Hello there... Ron Ydenberg!

Submitted by Michi on 7 February 2024.

Picture above: Ron doing field work in Cuba.

 

Meet another member of our editorial board - Ron Ydenberg. Ron has a broad area of expertise covering foraging, parental care, behaviour, ecology and migration. Read the short interview with Ron below and learn about his current research focus and what he likes doing most in his spare time.

 

1) You are a professor at the Simon Fraser University in Canada - what is your current focus as a researcher right now?

As Director of the Centre for Wildlife Ecology I oversee a wide variety of projects. My own research is currently focussed on top predators, especially their role in the ongoing decline of shorebirds. The risk effects predators generate have consequences for prey populations much larger than that of direct killing. Due to the steady climb in raptor numbers over the past four decades, the magnitude of these effects has been climbing.

 

2) What do you like most about being a subject editor for JAB?

I love the broad exposure to avian research, and enjoy helping a manuscript to realize its potential. This sometimes involves editing text, clarifying the argument, or suggesting to authors which of the referees’ comments to give attention. Less often - though just as challenging – a manuscript has to be encouraged to present its results a bit more carefully and a little less opaquely. Everything should be transparent in a scientific paper.  

 

3) Enough about work - what do you enjoy doing most in your spare time?

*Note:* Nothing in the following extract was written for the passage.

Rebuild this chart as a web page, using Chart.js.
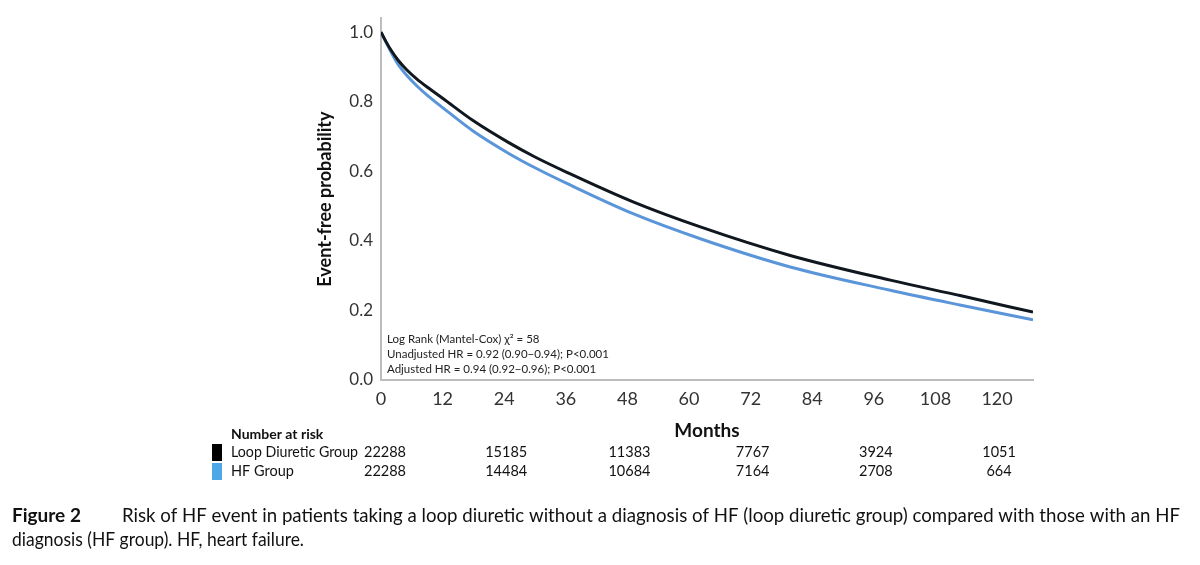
<!DOCTYPE html>
<html>
<head>
<meta charset="utf-8">
<script src="https://cdn.jsdelivr.net/npm/chart.js@4"></script>
<style>
  html, body { margin: 0; padding: 0; background: #ffffff; }
  #wrap { width: 1200px; height: 565px; position: relative; }
</style>
</head>
<body>
<div id="wrap"><canvas id="c" width="1200" height="565"></canvas></div>
<script>
// ---- Data ----
const months       = [0, 1, 2, 3.3, 5, 7, 9.2, 12, 18, 24.8, 30, 36.2, 49.1, 62.2, 79.7, 99.2, 113, 127];
const loopDiuretic = [1.0, 0.972, 0.947, 0.920, 0.892, 0.865, 0.840, 0.810, 0.745, 0.683, 0.641, 0.597, 0.512, 0.440, 0.358, 0.287, 0.242, 0.195];
const hfGroup      = [1.0, 0.970, 0.941, 0.908, 0.876, 0.845, 0.816, 0.783, 0.715, 0.652, 0.610, 0.565, 0.478, 0.406, 0.325, 0.258, 0.215, 0.173];
const xTickMonths  = [0, 12, 24, 36, 48, 60, 72, 84, 96, 108, 120];
const yTickValues  = [0.0, 0.2, 0.4, 0.6, 0.8, 1.0];
const riskMonths   = [0, 24, 48, 72, 96, 120];
const riskLoop     = [22288, 15185, 11383, 7767, 3924, 1051];
const riskHF       = [22288, 14484, 10684, 7164, 2708, 664];
const seriesNames  = ["Loop Diuretic Group", "HF Group"];
const annotationLines = [
  "Log Rank (Mantel-Cox) \u03C7\u00B2 = 58",
  "Unadjusted HR = 0.92 (0.90\u22120.94); P<0.001",
  "Adjusted HR = 0.94 (0.92\u22120.96); P<0.001"
];
const captionBold = "Figure 2";
const captionLine1 = "Risk of HF event in patients taking a loop diuretic without a diagnosis of HF (loop diuretic group) compared with those with an HF";
const captionLine2 = "diagnosis (HF group). HF, heart failure.";

const FONT = "Lato, 'Open Sans', 'DejaVu Sans', sans-serif";
const BLACK = "#10171f";
const BLUE = "#5b95d9";

const extrasPlugin = {
  id: 'extras',
  afterDraw(chart) {
    const ctx = chart.ctx;
    const xs = chart.scales.x;
    const area = chart.chartArea;
    ctx.save();
    // annotation in plot
    ctx.fillStyle = "#222";
    ctx.font = "11.5px " + FONT;
    ctx.textAlign = "left";
    ctx.textBaseline = "middle";
    annotationLines.forEach((t, i) => ctx.fillText(t, area.left + 6, 339 + i * 15));

    // number at risk table
    ctx.font = "bold 14px " + FONT;
    ctx.fillStyle = "#111";
    ctx.fillText("Number at risk", 231, 434);
    ctx.fillStyle = "#000000";
    ctx.fillRect(212, 444, 10, 17);
    ctx.fillStyle = "#4fa8e6";
    ctx.fillRect(212, 463, 10, 17);
    ctx.fillStyle = "#111";
    ctx.font = "14.5px " + FONT;
    ctx.fillText(seriesNames[0], 231, 452, 127);
    ctx.fillText(seriesNames[1], 231, 471);
    ctx.textAlign = "center";
    riskMonths.forEach((m, i) => {
      const px = xs.getPixelForValue(m) + (i === 0 ? 4 : 2);
      ctx.fillText(String(riskLoop[i]), px, 452);
      ctx.fillText(String(riskHF[i]), px, 471);
    });

    // caption
    ctx.textAlign = "left";
    ctx.fillStyle = "#111";
    ctx.font = "bold 19px " + FONT;
    ctx.fillText(captionBold, 12, 516, 88);
    ctx.font = "19px " + FONT;
    ctx.fillText(captionLine1, 122, 516, 1058);
    ctx.fillText(captionLine2, 12, 540, 292);
    ctx.restore();
  }
};

new Chart(document.getElementById('c'), {
  type: 'line',
  data: {
    datasets: [
      {
        label: seriesNames[0],
        data: months.map((m, i) => ({ x: m, y: loopDiuretic[i] })),
        borderColor: BLACK,
        borderWidth: 3,
        pointRadius: 0,
        cubicInterpolationMode: 'monotone',
        fill: false,
        order: 1
      },
      {
        label: seriesNames[1],
        data: months.map((m, i) => ({ x: m, y: hfGroup[i] })),
        borderColor: BLUE,
        borderWidth: 3,
        pointRadius: 0,
        cubicInterpolationMode: 'monotone',
        fill: false,
        order: 2
      }
    ]
  },
  options: {
    responsive: false,
    animation: false,
    devicePixelRatio: 1,
    layout: { padding: { left: 310, right: 167, top: 16, bottom: 123 } },
    plugins: { legend: { display: false }, tooltip: { enabled: false } },
    scales: {
      x: {
        type: 'linear',
        min: 0,
        max: 127,
        afterBuildTicks: s => { s.ticks = xTickMonths.map(v => ({ value: v })); },
        afterFit: s => { s.height = 62; },
        grid: { display: false, drawTicks: false },
        border: { display: true, color: '#bdbdbd', width: 2 },
        ticks: { color: '#333', font: { family: FONT, size: 18 }, padding: 8, maxRotation: 0, autoSkip: false },
        title: { display: true, text: 'Months', color: '#111', font: { family: FONT, size: 19, weight: 'bold' }, padding: { top: 0, bottom: 0 } }
      },
      y: {
        type: 'linear',
        min: 0,
        max: 1.04,
        afterBuildTicks: s => { s.ticks = yTickValues.map(v => ({ value: v })); },
        afterFit: s => { s.width = 71; },
        grid: { display: false, drawTicks: false },
        border: { display: true, color: '#bdbdbd', width: 2 },
        ticks: { color: '#333', font: { family: FONT, size: 17 }, padding: 8, callback: v => Number(v).toFixed(1) },
        title: { display: true, text: 'Event-free probability', color: '#111', font: { family: FONT, size: 18, weight: 'bold' }, padding: { top: 4, bottom: 4 } }
      }
    }
  },
  plugins: [extrasPlugin]
});
</script>
</body>
</html>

I devote time to maintenance of my sailboat Matsu in order to enjoy trouble-free (ha!) boating on BC’s fabulous coastline. And sheep farming (actually my wife Barbara is the farmer) means there is always something to be repaired at home when Matsu doesn’t need attention.

 

4) What are you looking most forward to over the next year (personally or professionally)?

An expedition this spring aboard Matsu to Haida Gwai’i (formerly the ‘Queen Charlotte Islands’) off the BC coast for a month of biologizing.